- [Required work] Skip the pictures, please, and write out exactly the lines from the opening of the data through the line containing "const bnnCnn16 = [3.7, 7.5, 13.1, 20.4, 28.7, 37.9, 47.5];".

---

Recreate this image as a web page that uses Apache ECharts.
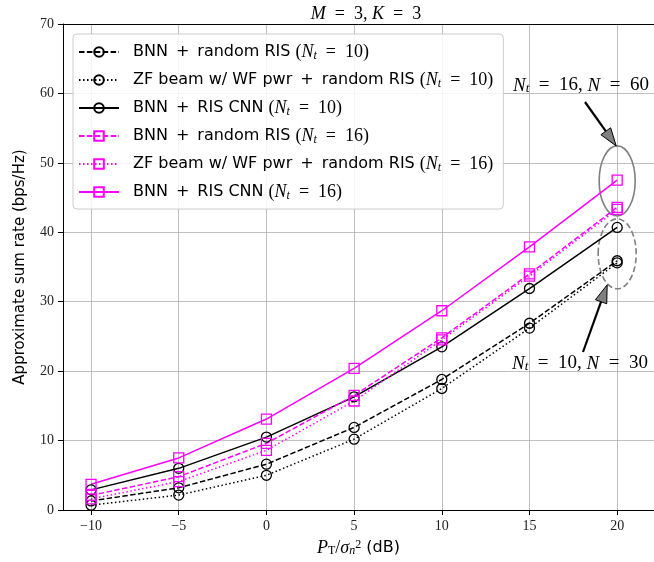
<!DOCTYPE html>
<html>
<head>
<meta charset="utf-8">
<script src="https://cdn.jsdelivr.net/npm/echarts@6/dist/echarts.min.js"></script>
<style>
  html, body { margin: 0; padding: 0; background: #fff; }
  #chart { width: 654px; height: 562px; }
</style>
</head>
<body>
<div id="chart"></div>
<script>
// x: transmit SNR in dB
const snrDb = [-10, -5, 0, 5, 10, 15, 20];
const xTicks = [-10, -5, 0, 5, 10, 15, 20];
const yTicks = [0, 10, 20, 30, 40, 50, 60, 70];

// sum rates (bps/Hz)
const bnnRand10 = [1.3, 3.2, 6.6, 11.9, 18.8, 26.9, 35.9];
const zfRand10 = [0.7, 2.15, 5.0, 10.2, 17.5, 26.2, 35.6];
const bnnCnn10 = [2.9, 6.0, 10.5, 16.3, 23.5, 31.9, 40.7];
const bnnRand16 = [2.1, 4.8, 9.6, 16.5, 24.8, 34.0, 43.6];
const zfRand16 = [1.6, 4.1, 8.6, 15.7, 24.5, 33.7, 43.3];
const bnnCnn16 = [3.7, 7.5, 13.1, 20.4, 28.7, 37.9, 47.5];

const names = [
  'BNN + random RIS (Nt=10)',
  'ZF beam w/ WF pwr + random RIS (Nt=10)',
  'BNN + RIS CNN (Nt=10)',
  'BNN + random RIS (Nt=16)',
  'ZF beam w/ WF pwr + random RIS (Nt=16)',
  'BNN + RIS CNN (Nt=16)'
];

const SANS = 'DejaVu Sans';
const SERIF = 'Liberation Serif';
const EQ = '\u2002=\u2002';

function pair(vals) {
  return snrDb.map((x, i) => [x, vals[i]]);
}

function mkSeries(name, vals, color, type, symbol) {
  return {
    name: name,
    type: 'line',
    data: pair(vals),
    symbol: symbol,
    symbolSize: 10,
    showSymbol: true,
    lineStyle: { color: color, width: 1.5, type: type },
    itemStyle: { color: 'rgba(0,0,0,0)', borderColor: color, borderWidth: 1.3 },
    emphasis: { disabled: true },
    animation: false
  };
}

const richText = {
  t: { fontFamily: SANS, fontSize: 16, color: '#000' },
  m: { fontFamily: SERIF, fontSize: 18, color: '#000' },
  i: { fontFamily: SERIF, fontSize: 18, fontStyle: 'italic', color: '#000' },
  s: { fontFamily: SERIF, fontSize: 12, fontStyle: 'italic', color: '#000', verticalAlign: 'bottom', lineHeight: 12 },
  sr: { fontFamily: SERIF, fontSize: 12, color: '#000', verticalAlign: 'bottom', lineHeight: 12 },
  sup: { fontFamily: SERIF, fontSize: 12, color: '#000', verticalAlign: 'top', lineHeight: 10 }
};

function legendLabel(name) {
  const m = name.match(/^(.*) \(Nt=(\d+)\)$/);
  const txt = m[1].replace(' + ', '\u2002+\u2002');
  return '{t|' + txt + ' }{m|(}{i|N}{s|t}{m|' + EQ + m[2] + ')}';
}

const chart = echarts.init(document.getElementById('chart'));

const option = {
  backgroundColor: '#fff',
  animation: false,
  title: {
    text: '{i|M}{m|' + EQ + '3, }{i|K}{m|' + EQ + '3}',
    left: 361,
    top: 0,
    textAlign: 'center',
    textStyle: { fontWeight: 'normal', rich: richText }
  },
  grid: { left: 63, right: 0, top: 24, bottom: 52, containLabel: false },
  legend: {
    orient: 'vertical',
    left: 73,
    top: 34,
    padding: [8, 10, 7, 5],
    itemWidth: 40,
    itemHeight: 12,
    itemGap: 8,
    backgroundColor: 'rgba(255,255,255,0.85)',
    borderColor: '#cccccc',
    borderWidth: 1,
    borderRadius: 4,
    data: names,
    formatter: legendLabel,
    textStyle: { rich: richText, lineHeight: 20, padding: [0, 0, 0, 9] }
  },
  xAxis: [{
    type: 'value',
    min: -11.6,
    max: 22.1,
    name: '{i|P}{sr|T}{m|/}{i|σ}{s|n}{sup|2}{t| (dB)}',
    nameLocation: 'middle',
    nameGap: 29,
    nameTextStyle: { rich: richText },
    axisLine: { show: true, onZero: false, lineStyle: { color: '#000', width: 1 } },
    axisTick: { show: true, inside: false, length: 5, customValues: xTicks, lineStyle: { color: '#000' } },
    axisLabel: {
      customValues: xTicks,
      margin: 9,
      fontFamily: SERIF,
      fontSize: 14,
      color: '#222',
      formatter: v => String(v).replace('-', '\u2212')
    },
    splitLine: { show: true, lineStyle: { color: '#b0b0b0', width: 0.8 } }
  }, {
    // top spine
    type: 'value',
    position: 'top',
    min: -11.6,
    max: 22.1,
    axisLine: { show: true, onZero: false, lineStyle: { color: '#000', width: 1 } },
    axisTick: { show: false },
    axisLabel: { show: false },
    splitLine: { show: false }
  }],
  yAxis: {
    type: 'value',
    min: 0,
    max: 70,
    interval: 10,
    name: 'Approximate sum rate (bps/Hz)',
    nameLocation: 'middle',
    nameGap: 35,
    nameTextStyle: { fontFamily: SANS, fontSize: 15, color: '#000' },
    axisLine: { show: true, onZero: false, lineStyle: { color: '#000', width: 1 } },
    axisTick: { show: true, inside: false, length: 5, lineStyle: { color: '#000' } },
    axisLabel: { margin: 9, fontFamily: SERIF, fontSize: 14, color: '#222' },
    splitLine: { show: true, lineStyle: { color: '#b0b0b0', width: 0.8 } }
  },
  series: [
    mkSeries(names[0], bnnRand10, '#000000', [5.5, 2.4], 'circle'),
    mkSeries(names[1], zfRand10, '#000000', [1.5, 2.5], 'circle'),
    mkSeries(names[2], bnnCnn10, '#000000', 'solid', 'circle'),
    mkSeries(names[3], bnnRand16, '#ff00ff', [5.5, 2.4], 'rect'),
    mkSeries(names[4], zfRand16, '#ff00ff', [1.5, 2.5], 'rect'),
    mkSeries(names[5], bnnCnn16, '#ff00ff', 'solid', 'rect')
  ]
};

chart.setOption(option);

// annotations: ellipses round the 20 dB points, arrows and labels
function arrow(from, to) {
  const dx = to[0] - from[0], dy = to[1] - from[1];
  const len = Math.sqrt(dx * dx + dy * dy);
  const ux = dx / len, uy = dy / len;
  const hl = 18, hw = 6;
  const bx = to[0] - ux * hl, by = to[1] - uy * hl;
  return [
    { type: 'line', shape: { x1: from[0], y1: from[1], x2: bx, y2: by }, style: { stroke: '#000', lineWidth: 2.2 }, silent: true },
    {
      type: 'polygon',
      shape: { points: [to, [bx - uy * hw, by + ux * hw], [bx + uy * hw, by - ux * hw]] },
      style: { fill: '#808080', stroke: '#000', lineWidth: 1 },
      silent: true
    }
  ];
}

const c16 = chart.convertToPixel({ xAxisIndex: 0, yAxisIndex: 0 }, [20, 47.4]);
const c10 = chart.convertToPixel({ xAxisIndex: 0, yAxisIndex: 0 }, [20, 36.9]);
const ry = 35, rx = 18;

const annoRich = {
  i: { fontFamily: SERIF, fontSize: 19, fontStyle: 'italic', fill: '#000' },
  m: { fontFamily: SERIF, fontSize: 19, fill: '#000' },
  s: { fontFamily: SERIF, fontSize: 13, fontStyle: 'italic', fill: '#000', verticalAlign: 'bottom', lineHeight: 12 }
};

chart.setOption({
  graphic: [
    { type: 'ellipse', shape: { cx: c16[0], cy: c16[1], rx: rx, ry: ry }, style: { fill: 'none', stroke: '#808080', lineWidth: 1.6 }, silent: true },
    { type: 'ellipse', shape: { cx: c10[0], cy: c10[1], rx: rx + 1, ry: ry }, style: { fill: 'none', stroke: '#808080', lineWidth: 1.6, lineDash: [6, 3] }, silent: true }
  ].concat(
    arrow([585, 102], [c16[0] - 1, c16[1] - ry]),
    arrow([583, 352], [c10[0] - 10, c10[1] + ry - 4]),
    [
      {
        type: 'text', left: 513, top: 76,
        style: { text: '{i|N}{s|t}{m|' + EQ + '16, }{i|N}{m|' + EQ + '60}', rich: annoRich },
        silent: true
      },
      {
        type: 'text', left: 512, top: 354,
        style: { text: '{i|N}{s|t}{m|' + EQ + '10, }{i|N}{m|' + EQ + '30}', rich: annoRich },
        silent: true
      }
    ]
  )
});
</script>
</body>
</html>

---

- [In response]
Recreate this image as a web page that uses Apache ECharts.
<!DOCTYPE html>
<html>
<head>
<meta charset="utf-8">
<script src="https://cdn.jsdelivr.net/npm/echarts@6/dist/echarts.min.js"></script>
<style>
  html, body { margin: 0; padding: 0; background: #fff; }
  #chart { width: 654px; height: 562px; }
</style>
</head>
<body>
<div id="chart"></div>
<script>
// x: transmit SNR in dB
const snrDb = [-10, -5, 0, 5, 10, 15, 20];
const xTicks = [-10, -5, 0, 5, 10, 15, 20];
const yTicks = [0, 10, 20, 30, 40, 50, 60, 70];

// sum rates (bps/Hz)
const bnnRand10 = [1.3, 3.2, 6.6, 11.9, 18.8, 26.9, 35.9];
const zfRand10 = [0.7, 2.15, 5.0, 10.2, 17.5, 26.2, 35.6];
const bnnCnn10 = [2.9, 6.0, 10.5, 16.3, 23.5, 31.9, 40.7];
const bnnRand16 = [2.1, 4.8, 9.6, 16.5, 24.8, 34.0, 43.6];
const zfRand16 = [1.6, 4.1, 8.6, 15.7, 24.5, 33.7, 43.3];
const bnnCnn16 = [3.7, 7.5, 13.1, 20.4, 28.7, 37.9, 47.5];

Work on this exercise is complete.